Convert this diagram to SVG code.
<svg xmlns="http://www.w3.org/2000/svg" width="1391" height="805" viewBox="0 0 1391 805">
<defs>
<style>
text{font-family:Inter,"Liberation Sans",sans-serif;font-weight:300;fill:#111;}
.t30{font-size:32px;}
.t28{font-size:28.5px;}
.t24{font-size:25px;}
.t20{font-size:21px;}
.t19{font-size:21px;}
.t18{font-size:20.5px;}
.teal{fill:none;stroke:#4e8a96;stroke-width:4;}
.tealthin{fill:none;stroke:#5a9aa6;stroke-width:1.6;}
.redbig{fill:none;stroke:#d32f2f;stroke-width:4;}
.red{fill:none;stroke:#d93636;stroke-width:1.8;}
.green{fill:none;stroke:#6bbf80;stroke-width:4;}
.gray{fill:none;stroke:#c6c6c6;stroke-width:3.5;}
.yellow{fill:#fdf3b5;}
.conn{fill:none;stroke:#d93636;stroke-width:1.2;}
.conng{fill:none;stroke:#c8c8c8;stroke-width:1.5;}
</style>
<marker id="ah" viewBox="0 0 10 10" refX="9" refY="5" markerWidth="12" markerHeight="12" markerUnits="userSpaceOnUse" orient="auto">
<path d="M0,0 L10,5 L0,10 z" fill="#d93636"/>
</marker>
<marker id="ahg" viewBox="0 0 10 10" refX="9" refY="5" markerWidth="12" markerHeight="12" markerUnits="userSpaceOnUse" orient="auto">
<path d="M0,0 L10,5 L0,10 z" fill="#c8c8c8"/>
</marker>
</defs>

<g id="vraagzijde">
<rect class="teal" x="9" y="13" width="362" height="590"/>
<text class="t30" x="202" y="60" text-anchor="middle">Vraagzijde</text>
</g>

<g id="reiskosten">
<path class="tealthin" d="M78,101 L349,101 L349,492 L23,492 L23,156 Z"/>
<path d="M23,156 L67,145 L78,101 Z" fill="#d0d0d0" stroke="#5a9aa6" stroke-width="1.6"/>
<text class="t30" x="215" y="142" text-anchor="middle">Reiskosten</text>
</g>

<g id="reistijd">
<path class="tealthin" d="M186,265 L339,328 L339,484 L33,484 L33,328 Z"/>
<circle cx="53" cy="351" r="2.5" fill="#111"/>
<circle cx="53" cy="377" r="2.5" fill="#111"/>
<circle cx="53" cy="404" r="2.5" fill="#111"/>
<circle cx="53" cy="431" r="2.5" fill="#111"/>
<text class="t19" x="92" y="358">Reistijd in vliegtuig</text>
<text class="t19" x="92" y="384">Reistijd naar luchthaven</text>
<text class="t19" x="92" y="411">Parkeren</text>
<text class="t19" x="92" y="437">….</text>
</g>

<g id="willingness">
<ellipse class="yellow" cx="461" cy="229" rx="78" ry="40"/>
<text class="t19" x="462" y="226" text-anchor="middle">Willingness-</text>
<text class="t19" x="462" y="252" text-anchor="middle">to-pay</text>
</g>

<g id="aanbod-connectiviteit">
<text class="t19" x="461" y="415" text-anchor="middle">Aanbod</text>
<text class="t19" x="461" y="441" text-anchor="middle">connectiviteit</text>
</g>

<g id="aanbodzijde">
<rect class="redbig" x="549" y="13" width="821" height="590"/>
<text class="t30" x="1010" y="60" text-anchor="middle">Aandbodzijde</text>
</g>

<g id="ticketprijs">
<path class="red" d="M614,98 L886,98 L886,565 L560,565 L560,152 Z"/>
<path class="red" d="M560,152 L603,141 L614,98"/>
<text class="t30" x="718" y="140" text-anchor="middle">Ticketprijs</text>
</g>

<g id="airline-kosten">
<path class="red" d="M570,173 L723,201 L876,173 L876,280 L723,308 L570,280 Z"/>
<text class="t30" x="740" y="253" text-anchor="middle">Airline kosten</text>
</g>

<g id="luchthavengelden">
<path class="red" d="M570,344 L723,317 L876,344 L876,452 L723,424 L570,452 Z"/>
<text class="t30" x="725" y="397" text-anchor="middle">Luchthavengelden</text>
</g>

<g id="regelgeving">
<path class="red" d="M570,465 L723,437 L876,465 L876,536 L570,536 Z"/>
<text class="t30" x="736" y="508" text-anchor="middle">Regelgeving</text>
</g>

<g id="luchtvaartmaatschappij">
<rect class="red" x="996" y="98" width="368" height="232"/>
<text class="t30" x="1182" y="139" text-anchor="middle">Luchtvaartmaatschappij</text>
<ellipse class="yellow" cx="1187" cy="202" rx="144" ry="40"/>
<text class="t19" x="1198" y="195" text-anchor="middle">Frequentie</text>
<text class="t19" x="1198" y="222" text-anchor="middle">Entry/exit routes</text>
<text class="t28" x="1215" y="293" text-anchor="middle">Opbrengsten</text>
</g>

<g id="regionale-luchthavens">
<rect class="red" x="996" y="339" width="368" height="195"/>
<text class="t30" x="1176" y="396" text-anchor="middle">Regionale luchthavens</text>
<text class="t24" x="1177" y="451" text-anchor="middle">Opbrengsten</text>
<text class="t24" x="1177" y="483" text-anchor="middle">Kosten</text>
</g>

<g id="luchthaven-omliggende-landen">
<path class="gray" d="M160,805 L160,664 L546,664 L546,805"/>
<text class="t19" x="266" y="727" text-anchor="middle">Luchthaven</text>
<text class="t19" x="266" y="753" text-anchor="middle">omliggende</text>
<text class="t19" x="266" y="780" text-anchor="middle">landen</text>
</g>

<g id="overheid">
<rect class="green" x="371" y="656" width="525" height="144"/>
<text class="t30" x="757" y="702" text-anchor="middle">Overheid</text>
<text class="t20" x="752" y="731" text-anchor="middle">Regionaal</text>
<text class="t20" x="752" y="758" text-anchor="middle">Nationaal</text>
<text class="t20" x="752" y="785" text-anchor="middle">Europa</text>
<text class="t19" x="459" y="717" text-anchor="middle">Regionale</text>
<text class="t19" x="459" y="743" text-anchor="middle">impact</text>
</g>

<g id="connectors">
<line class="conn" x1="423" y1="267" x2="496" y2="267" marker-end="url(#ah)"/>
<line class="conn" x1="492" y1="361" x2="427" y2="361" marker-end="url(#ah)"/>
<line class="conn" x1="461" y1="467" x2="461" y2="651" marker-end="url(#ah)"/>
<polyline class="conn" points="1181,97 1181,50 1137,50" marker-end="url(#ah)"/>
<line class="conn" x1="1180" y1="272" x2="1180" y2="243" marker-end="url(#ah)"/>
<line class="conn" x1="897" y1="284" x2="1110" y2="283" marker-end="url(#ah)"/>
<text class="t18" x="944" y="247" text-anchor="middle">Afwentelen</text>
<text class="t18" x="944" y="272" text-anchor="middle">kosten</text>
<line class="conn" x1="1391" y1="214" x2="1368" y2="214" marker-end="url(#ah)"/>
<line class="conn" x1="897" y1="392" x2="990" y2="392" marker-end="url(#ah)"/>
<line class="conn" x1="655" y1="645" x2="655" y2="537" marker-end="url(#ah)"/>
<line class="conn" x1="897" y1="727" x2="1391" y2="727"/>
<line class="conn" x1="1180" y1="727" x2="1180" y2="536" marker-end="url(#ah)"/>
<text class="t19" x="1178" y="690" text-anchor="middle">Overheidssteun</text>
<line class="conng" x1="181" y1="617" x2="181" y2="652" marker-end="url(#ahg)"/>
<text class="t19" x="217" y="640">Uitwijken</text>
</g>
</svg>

--

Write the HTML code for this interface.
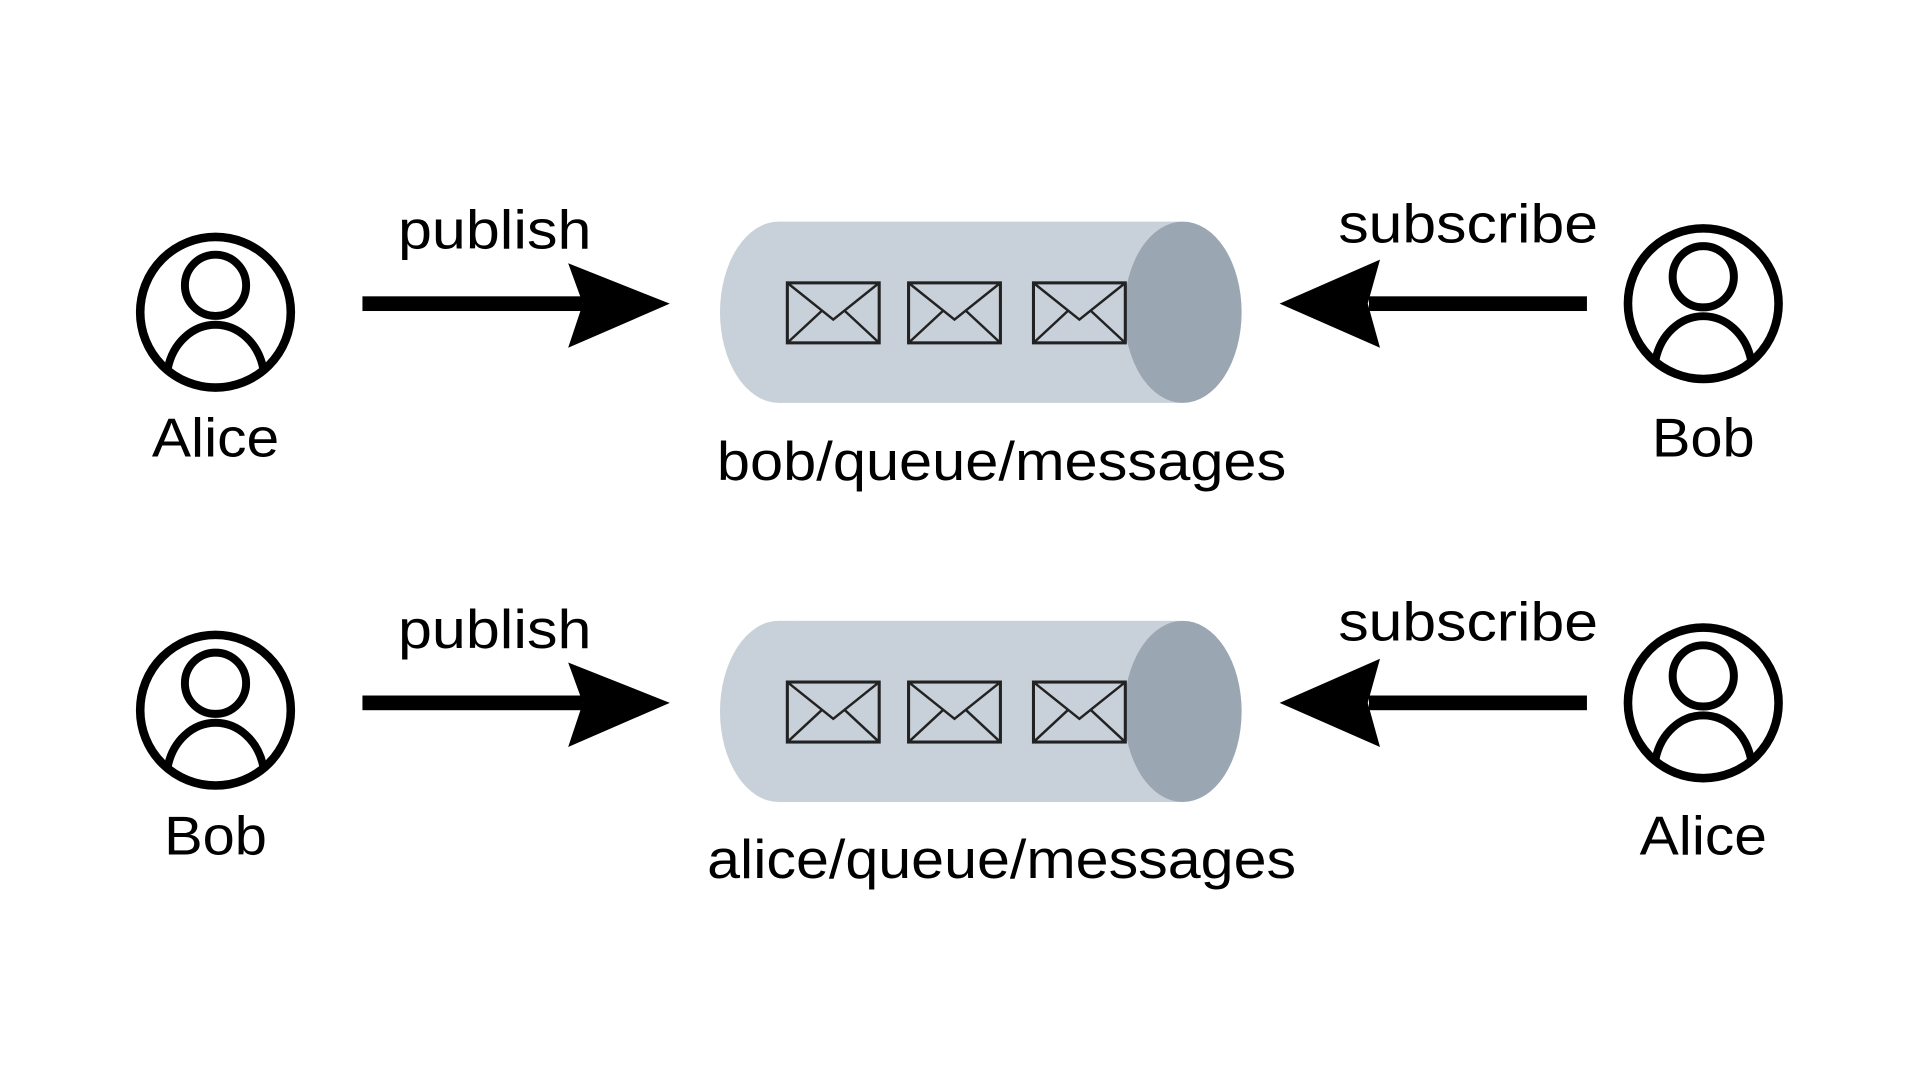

--

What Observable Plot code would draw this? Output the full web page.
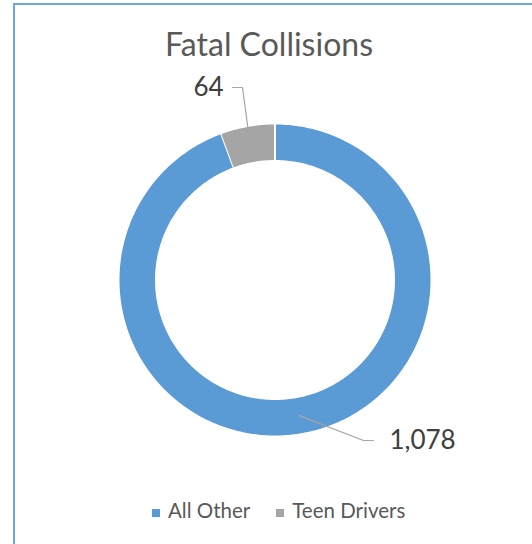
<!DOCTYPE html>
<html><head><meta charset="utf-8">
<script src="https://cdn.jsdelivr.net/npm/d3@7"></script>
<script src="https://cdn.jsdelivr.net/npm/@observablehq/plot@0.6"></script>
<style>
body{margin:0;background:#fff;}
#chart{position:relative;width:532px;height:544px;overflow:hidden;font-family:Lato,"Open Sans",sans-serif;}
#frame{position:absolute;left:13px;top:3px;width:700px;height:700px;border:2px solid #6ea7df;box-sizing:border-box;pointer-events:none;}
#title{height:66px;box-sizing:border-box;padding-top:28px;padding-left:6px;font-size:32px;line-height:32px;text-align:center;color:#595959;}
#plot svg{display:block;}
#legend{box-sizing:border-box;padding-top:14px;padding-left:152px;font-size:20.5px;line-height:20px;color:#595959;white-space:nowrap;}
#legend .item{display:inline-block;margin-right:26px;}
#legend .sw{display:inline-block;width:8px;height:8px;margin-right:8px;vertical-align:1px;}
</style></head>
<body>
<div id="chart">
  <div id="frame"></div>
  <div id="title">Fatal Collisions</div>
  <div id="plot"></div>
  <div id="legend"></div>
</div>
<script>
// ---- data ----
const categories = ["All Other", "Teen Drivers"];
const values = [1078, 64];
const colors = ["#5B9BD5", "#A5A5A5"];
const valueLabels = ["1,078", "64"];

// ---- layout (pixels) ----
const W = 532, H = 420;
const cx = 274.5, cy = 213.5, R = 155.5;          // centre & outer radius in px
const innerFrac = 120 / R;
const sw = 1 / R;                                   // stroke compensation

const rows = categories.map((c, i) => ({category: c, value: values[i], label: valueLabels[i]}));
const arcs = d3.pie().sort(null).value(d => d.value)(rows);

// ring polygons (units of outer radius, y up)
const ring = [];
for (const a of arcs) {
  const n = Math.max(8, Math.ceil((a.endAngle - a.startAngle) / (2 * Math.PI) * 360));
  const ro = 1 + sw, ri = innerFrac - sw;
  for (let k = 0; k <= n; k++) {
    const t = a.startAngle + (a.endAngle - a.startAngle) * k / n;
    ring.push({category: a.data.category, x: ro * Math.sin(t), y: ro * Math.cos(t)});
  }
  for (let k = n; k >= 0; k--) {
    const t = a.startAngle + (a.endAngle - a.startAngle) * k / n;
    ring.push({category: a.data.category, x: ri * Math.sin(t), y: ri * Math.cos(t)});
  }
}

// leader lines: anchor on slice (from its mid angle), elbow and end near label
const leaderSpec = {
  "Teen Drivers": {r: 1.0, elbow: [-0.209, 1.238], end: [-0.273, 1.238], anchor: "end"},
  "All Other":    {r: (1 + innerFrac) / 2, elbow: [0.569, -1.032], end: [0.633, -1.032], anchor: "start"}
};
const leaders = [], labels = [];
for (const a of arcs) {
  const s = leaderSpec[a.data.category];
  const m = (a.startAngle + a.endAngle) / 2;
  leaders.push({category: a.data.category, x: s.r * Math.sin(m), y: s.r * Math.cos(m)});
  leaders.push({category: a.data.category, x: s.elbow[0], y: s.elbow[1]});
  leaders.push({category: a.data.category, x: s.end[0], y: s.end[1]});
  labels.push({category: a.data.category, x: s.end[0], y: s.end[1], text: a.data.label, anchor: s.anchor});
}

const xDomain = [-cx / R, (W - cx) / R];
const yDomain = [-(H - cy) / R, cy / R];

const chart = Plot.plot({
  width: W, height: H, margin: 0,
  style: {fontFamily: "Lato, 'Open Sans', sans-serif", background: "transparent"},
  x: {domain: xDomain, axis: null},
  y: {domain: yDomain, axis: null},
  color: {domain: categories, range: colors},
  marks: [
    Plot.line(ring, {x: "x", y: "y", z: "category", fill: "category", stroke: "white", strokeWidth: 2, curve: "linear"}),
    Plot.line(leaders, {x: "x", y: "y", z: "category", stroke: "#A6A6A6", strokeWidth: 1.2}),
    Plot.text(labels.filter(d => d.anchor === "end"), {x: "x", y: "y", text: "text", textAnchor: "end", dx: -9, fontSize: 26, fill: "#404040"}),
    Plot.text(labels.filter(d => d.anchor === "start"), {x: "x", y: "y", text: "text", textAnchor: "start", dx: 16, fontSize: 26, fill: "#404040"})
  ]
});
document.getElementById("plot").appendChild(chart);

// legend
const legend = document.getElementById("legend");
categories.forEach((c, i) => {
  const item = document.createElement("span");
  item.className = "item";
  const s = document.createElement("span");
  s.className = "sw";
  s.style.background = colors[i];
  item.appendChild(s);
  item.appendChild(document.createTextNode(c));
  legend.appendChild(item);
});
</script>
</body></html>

* **Goal of the exercise**
Return all lines with the word "code" in them.

* **Result below**
Convert this diagram to SVG code.
Write the HTML code for this interface.
What Observable Plot code would draw this? Output the full web page.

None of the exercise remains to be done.